Cette fougue révolutionnaire du champion de Rome adoucit un peu François Ier ; se voyant accusé aussi bien que sa sœur, il la fit revenir à Paris. La reine, dont le courage se laissait aussi facilement relever qu’abattre, arriva pleine d’espoir au Louvre, ne doutant pas qu’elle allait gagner le roi à ce juste milieu qu’elle aimait tant. Mais elle trouva François moins accessible qu’elle ne l’avait cru et lui donnant encore des signes de sa mauvaise humeur. Ceci ne l’arrêta pas. Des hommes imprudents et violents avaient voulu faire abolir la messe au moyen d’un placard fanatique, elle arrivera au même but, mais par des moyens plus doux et plus habiles. « Vous ne voulez plus d’Église, plus de sacrements, » lui dit le roi brusquement. La reine de Navarre répondit qu’elle voulait au contraire l’un et l’autre ; et profitant de l’occasion pour exécuter son plan, elle représenta à son frère qu’il fallait unir la chrétienté entière en un seul corps, ayant l’évêque de Rome à sa tête ; qu’à cet effet, il fallait amener les prêtres à abandonner volontairement certaines doctrines scolastiques, certaines pratiques superstitieuses qui ôtaient au rit de l’Église sa primitive beauté. Puis tirant de sa poche un papier que Lefèvre avait écrit à sa demande, pendant son séjour dans le Midi, elle le présenta au roi ; c’était la confession de foi connue sous le nom de Messe à sept points. Le prêtre continuera à célébrer la messe, dit Marguerite à son frère ; seulement ce sera toujours une communion publique ; il n’élèvera pas l’hostie ; on ne l’adorera pas ; le prêtre et le peuple communieront sous les deux espèces ; il n’y aura de commémoration ni de la Vierge ni des saints ; la communion se célébrera avec du pain ordinaire ; le prêtre après l’avoir rompu et en avoir mangé distribuera le reste au peuple. De plus, les prêtres auront la liberté de se marierk … » François Ier en entendant les sept points de la messe de sa sœur, lui demanda ce qu’il restait de la messe romaine ? Alors la reine le prenant par son faible, la gloire, lui représenta qu’au moyen de ce compromis, il réunirait toutes les sectes, et rétablirait l’unité catholique, détruite depuis tant de siècles… N’était-ce pas le plus grand honneur auquel un prince pût atteindre ?
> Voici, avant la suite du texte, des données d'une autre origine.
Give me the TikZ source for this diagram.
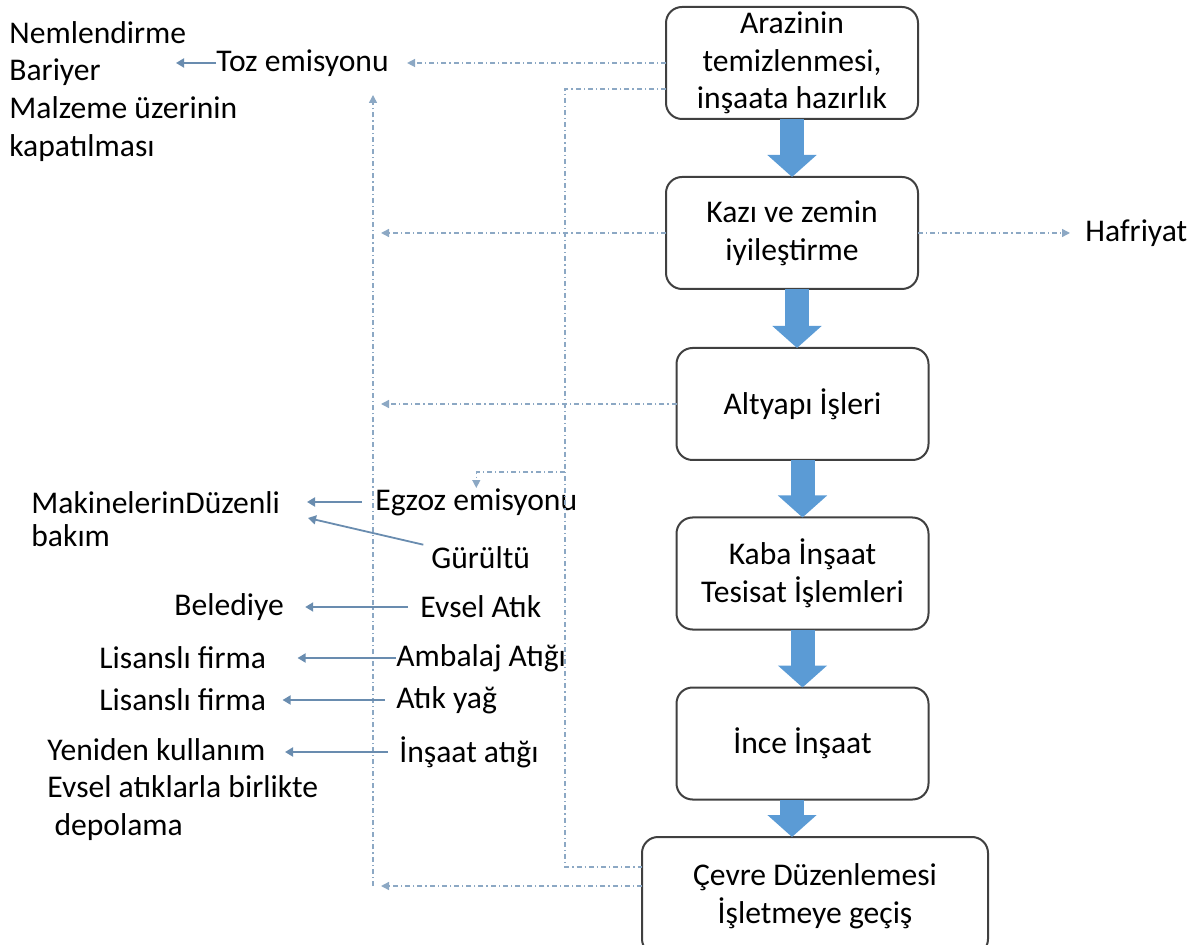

kFrance protestante, art. Marguerite. — Freer, Marguerite d’Angoulême, II, p. 142.

François paraissait ébranlé, mais il voyait pourtant de grandes difficultés. La reine le pria de faire venir son chapelain Roussel et les deux augustins Courault et Berthaud : « Ils vous montreront, je n’en doute pas, dit-elle, que la chose est pratiquable. » François était curieux, dit un historien ; il accepta. Les trois évangéliques furent tirés de leur prison et amenés au Louvre, où la reine de Navarre elle-même les présenta à son frère. Elle était dans la joie ; l’affaire des placards qui menaçait de tout perdre serait peut-être le moyen de tout sauver. Elle se trompait. François, quand il parlait avec elle, était facilement comme un bon frère avec sa sœur ; mais en présence des deux moines et de maître Gérard, il ne fut plus qu’un maître. Ces gens lui déplurent, le zèle avec lequel ils signalaient les erreurs et abus de la messe irrita le roi, il les renvoya précipitamment en prison. Des hommes plus zélés qu’eux en étaient déjà sortis pour marcher à l’échafaud.